# Start of Provided data
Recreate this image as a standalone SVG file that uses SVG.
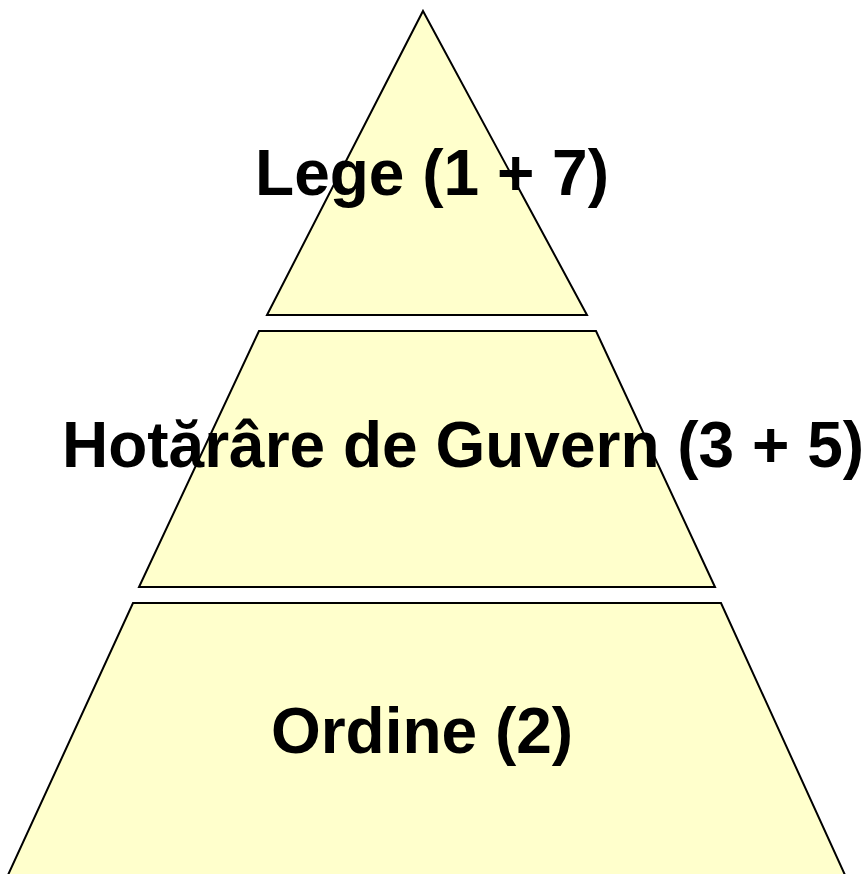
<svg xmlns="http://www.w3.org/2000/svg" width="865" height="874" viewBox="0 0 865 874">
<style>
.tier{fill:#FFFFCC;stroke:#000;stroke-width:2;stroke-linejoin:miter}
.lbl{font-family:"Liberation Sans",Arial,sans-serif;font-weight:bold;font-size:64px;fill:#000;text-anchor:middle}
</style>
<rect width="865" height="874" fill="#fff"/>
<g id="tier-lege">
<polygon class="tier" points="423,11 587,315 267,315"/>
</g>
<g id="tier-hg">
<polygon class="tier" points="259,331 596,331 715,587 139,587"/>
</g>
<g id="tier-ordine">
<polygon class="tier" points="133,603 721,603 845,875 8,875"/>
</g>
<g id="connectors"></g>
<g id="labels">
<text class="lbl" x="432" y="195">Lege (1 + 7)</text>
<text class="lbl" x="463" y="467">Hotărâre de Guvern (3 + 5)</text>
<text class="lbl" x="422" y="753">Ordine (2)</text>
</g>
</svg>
# End of Provided data
■ What to produce:
Copy all the data exactly as written, but skip any picture.

■ Written solution:
Recreate this image as a standalone SVG file that uses SVG.
<svg xmlns="http://www.w3.org/2000/svg" width="865" height="874" viewBox="0 0 865 874">
<style>
.tier{fill:#FFFFCC;stroke:#000;stroke-width:2;stroke-linejoin:miter}
.lbl{font-family:"Liberation Sans",Arial,sans-serif;font-weight:bold;font-size:64px;fill:#000;text-anchor:middle}
</style>
<rect width="865" height="874" fill="#fff"/>
<g id="tier-lege">
<polygon class="tier" points="423,11 587,315 267,315"/>
</g>
<g id="tier-hg">
<polygon class="tier" points="259,331 596,331 715,587 139,587"/>
</g>
<g id="tier-ordine">
<polygon class="tier" points="133,603 721,603 845,875 8,875"/>
</g>
<g id="connectors"></g>
<g id="labels">
<text class="lbl" x="432" y="195">Lege (1 + 7)</text>
<text class="lbl" x="463" y="467">Hotărâre de Guvern (3 + 5)</text>
<text class="lbl" x="422" y="753">Ordine (2)</text>
</g>
</svg>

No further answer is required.